Exclusive: Another college head falls in the North

Exclusive: Another college head falls in the North


norman lebrecht

December 15, 2021

The principal of the Royal Northern College of Music has issued the following abrupt message:


Nick Thompson

I am writing to let you know that Nick Thompson has made the decision to resign from his position as Head of Wind, Brass and Percussion at the RNCM.

His last day at the College will be Friday, 17th December 2021.

Professor Linda Merrick

That’s it. No good wishes for his future, no thanks for past contributions. About as brusque a departure as can be imagined.

Insiders tell us there have been allegations of bullying in and around the department for more than two years.

One victim writes on her Facebook page: ‘It’s a shame this place of education didn’t listen to so many staff and students over this time as bullying and harassment has a detrimental effect on health and well-being, and a zero tolerance policy against this should be just that …’

The Manchester college, under previous administrators, has been implicated in multiple incidents of sexual abuse.

It must surely be time to draw a line and start anew.



  • Tribonian says:

    “Complainant” would be a better word than “victim” in the context of this report. He is innocent until proved guilty.

    If there are allegations which will withstand scrutiny, then by all means publish them and use the word “victim”. If there are not, then this is one person’s word against another’s in relation to wholly unparticularised allegations.

    Bullying and misconduct at work and in education are wholly reprehensible, but we have seen far too many innocent people’s careers and reputations destroyed based on allegation alone.

    • Maria says:

      How people can attempt to go into the music profession as snowflakes with no resilience, beats me. Fine if bone fide abuse.
      Sort it out, but to accuse members of staff on hearsay is not good. Innocent until proved guilty used to be our British way of doing things.

      • Anon says:

        It is all true and the college have all the evidence.
        But what really concerns me is that some people seem to think that bullying and harassement in 1/ the music industry, 2/ education and 3/ the workplace is ok?
        No it is not ok. There is no excuse at all and managers in all types of work and study environments should behave professionally and address their colleagues and students with respect. Complaints should be listened to and acted on before something worse happens.
        Yes – we need to be resilient as professional musicians, but resilient does not mean that we should tolerate abuse of any kind.

        • Anthony Sayer says:

          @Anon: A lot depends on how we define bullying and harassment. If people in the US – that benighted country which exports so many neuroses – can be accused of a ‘microaggression’ just by asking where someone comes from, then what price ‘bullying’ meaning the teacher saying ‘You need to work harder’ or ‘that just wasn’t very good’? You need resilience in the business; you’re judged every time you sing or play a note and there’s rarely consensus concerning your genius. Until anyone can establish there was criminal behaviour involved we should take a little time to reflect on what we say.

          • Anon says:

            Bullying and harassment does not have to be criminal. Any behaviour that results in stress, anxiety, upset, fear, a decline in mental health and well-being needs to be and should be dealt with. The accusations go far beyond ‘macro-aggression’ and affected many people (of which many of these are strong minded seasoned professionals).
            There is a vast difference between being resilient to the profession and dealing with the above. A line was crossed and not dealt with. Management know that. Look at the language in the resignation announcement …that was it. No thank you for your service.

    • Althea T-H says:


      Why do you assume that the College has failed to investigate properly?

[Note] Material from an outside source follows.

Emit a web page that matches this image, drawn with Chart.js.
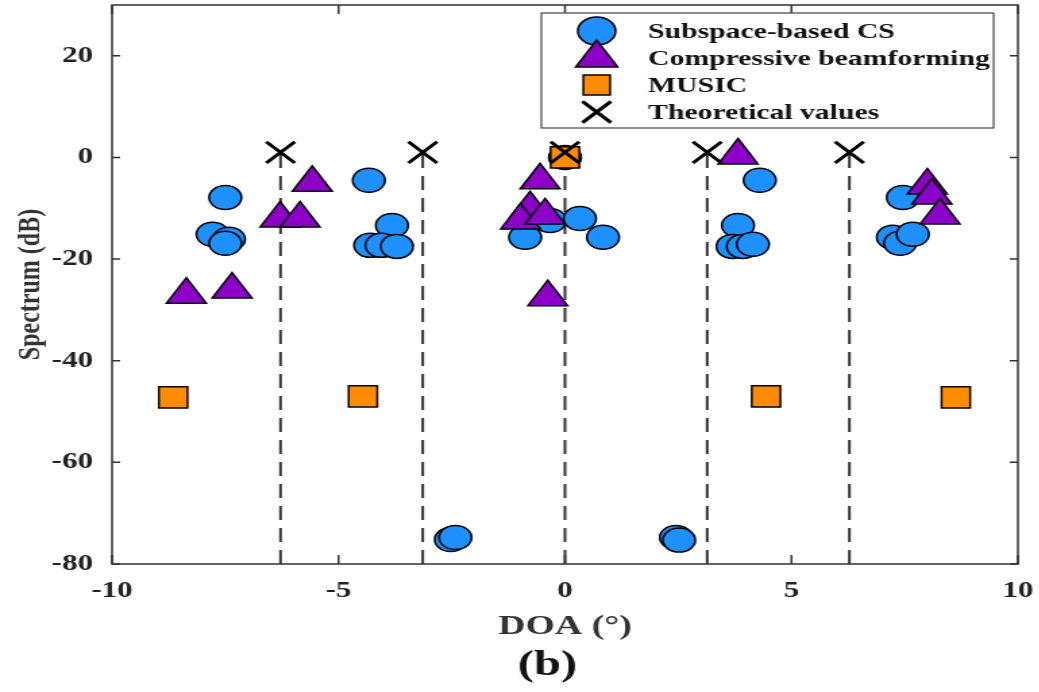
<!DOCTYPE html>
<html>
<head>
<meta charset="utf-8">
<script src="https://cdn.jsdelivr.net/npm/chart.js@4.4.7/dist/chart.umd.min.js"></script>
<style>
  html, body { margin: 0; padding: 0; background: #fff; overflow: hidden; }
  #wrap { width: 1039px; height: 692px; overflow: hidden; }
  /* the source figure is stretched sideways, so the chart is too */
  #chart { transform: scale(1.35, 1); transform-origin: 0 0; }
</style>
</head>
<body>
<div id="wrap"><canvas id="chart" width="770" height="692"></canvas></div>
<script>
// Subspace-based CS
const csDoa = [-7.50, -7.78, -7.42, -7.50, -4.33, -3.82, -4.30, -4.05, -3.71,
               -0.88, -0.33, 0.33, 0.84, 0.00, 3.82, 3.70, 3.93, 4.15, 4.30,
               7.46, 7.24, 7.40, 7.68, -2.52, -2.42, 2.45, 2.52];
const csDb  = [-7.9, -15.1, -16.1, -16.9, -4.5, -13.4, -17.3, -17.3, -17.5,
               -15.7, -12.4, -12.0, -15.7, 0.0, -13.4, -17.5, -17.5, -17.1, -4.5,
               -7.9, -15.7, -16.9, -15.1, -75.2, -74.8, -74.8, -75.3];
// Compressive beamforming
const cbDoa = [-8.36, -7.35, -5.58, -6.29, -5.85, -0.55, -0.77, -0.98, -0.44, -0.38,
               3.82, 8.00, 8.10, 8.28];
const cbDb  = [-27.0, -26.0, -5.0, -12.0, -12.0, -4.5, -10.0, -12.4, -11.4, -27.5,
               0.4, -5.5, -7.5, -11.4];
// MUSIC
const musicDoa = [-8.65, -4.46, 0.00, 4.44, 8.63];
const musicDb  = [-47.2, -47.0, 0.0, -47.0, -47.2];
// Theoretical values
const theoDoa = [-6.28, -3.14, 0.00, 3.14, 6.28];
const theoDb  = [1, 1, 1, 1, 1];

const xTicks = [-10, -5, 0, 5, 10];
const yTicks = [-80, -60, -40, -20, 0, 20];

const BLUE = "#1e90ff";
const PURPLE = "#8c00c8";
const ORANGE = "#ff8c00";
const SERIF = "'Liberation Serif', 'DejaVu Serif', serif";

const pts = (xs, ys) => xs.map((x, i) => ({ x: x, y: ys[i] }));

// dashed stems from the axis bottom up to each theoretical value
const stems = [];
theoDoa.forEach((x, i) => {
    stems.push({ x: x, y: -80 }, { x: x, y: theoDb[i] }, { x: x, y: null });
});

const legendItems = [
    { label: "Subspace-based CS", style: "circle", color: BLUE, r: 14 },
    { label: "Compressive beamforming", style: "triangle", color: PURPLE, r: 18 },
    { label: "MUSIC", style: "rect", color: ORANGE, r: 14 },
    { label: "Theoretical values", style: "crossRot", color: "#000", r: 15 },
];

const framePlugin = {
    id: "frame",
    afterDatasetsDraw(chart) {
        const { ctx, chartArea: a, scales } = chart;
        ctx.save();
        ctx.strokeStyle = "#333";
        ctx.lineWidth = 1.5;
        ctx.strokeRect(a.left, a.top, a.right - a.left, a.bottom - a.top);
        ctx.beginPath();
        xTicks.forEach(v => {
            const px = scales.x.getPixelForValue(v);
            ctx.moveTo(px, a.bottom); ctx.lineTo(px, a.bottom - 9);
            ctx.moveTo(px, a.top); ctx.lineTo(px, a.top + 9);
        });
        yTicks.forEach(v => {
            const py = scales.y.getPixelForValue(v);
            ctx.moveTo(a.left, py); ctx.lineTo(a.left + 6, py);
            ctx.moveTo(a.right, py); ctx.lineTo(a.right - 6, py);
        });
        ctx.stroke();

        // legend box
        const bx = a.left + 318, by = a.top + 8, bw = 335, bh = 115;
        ctx.fillStyle = "#fff";
        ctx.fillRect(bx, by, bw, bh);
        ctx.strokeStyle = "#444";
        ctx.lineWidth = 1.2;
        ctx.strokeRect(bx, by, bw, bh);
        ctx.textBaseline = "middle";
        ctx.font = "bold 22px " + SERIF;
        legendItems.forEach((it, i) => {
            const cy = by + 18 + i * 27;
            const cx = bx + 41;
            ctx.fillStyle = it.color;
            ctx.strokeStyle = "#000";
            ctx.lineWidth = it.style === "crossRot" ? 3 : 1.5;
            Chart.helpers.drawPoint(ctx, { pointStyle: it.style, radius: it.r, borderWidth: ctx.lineWidth }, cx, cy);
            ctx.fillStyle = "#111";
            ctx.fillText(it.label, bx + 79, cy + 1);
        });

        // panel label under the axis title
        ctx.font = "bold 36px " + SERIF;
        ctx.textAlign = "center";
        ctx.fillStyle = "#111";
        ctx.fillText("(b)", (a.left + a.right) / 2 - 13, a.bottom + 102);
        ctx.restore();
    },
};

new Chart(document.getElementById("chart"), {
    type: "scatter",
    data: {
        datasets: [
            {
                label: "stems",
                type: "line",
                data: stems,
                borderColor: "#333",
                borderWidth: 2,
                borderDash: [14, 8],
                pointRadius: 0,
                spanGaps: false,
                fill: false,
                order: 5,
            },
            {
                label: "Subspace-based CS",
                data: pts(csDoa, csDb),
                pointStyle: "circle",
                pointRadius: 12,
                backgroundColor: BLUE,
                borderColor: "#000",
                borderWidth: 1.5,
                order: 4,
            },
            {
                label: "Compressive beamforming",
                data: pts(cbDoa, cbDb),
                pointStyle: "triangle",
                pointRadius: 17,
                backgroundColor: PURPLE,
                borderColor: "#000",
                borderWidth: 1.5,
                order: 3,
            },
            {
                label: "MUSIC",
                data: pts(musicDoa, musicDb),
                pointStyle: "rect",
                pointRadius: 15,
                backgroundColor: ORANGE,
                borderColor: "#000",
                borderWidth: 1.5,
                order: 2,
            },
            {
                label: "Theoretical values",
                data: pts(theoDoa, theoDb),
                pointStyle: "crossRot",
                pointRadius: 15,
                borderColor: "#000",
                borderWidth: 3,
                order: 1,
            },
        ],
    },
    options: {
        responsive: false,
        animation: false,
        layout: { autoPadding: false, padding: { top: 5, right: 16, left: 0, bottom: 0 } },
        plugins: {
            legend: { display: false },
            tooltip: { enabled: false },
        },
        scales: {
            x: {
                type: "linear",
                min: -10,
                max: 10,
                afterBuildTicks: s => { s.ticks = xTicks.map(v => ({ value: v })); },
                afterFit: s => { s.height = 128; s.paddingLeft = 0; s.paddingRight = 0; },
                grid: { display: false, drawTicks: false },
                border: { display: false },
                ticks: {
                    color: "#222",
                    padding: 13,
                    font: { family: SERIF, size: 23, weight: "bold" },
                },
                title: {
                    display: true,
                    text: "DOA (°)",
                    color: "#333",
                    font: { family: SERIF, size: 28, weight: "bold" },
                    padding: { top: 4, bottom: 48 },
                },
            },
            y: {
                min: -80,
                max: 30,
                afterBuildTicks: s => { s.ticks = yTicks.map(v => ({ value: v })); },
                afterFit: s => { s.width = 83; s.paddingTop = 0; s.paddingBottom = 0; },
                grid: { display: false, drawTicks: false },
                border: { display: false },
                ticks: {
                    color: "#222",
                    padding: 14,
                    font: { family: SERIF, size: 23, weight: "bold" },
                },
                title: {
                    display: true,
                    text: "Spectrum (dB)",
                    color: "#333",
                    font: { family: SERIF, size: 24, weight: "bold" },
                    padding: { top: 8, bottom: 2 },
                },
            },
        },
    },
    plugins: [framePlugin],
});
</script>
</body>
</html>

      Because it had the temerity to appoint a female principal?

      Knee-jerk rebuttals like yours are a part of the problem: not the solution.

      • Allen says:

        Your reply sounds far more “knee jerk” than Tribonian’s.

        “if” is not a rebuttal, it is accepting the possibility of two sides to the story in the absence of a trial.

  • John Borstlap says:

    Classical music seems to invite the worst in some people to bubble-up to the surface. It would merit a psychological research project to find the cause. Is it the level of dissonance or consonance? or the absence or presence of contemporary music?

  • Edward says:

    You might also wish to clarify that the Royal College of Music you mention and the RNCM pictured are 2 separate institutions, and maybe sack your proof reader.

  • Armchair Bard says:

    On a slightly more general point here, and to go back to the Jan 2020 posting that Norman links to above. It has certainly been the practice for several decades now of properly informed instrumental teachers to seek to dissuade their more talented pupils from applying to Chet’s: for reasons that have become obvious in the wider world only relatively recently. [personal knowledge, as they say]

  • Ruby Yacht says:

    Interesting. They are in the midst of hiring a prep and a college harp teacher, and ignoring the best candidates. They think they can get a concert star to Manchester for measly pay. It’s all about what looks good on paper for administrators, they have no interest in real pedagogues anymore.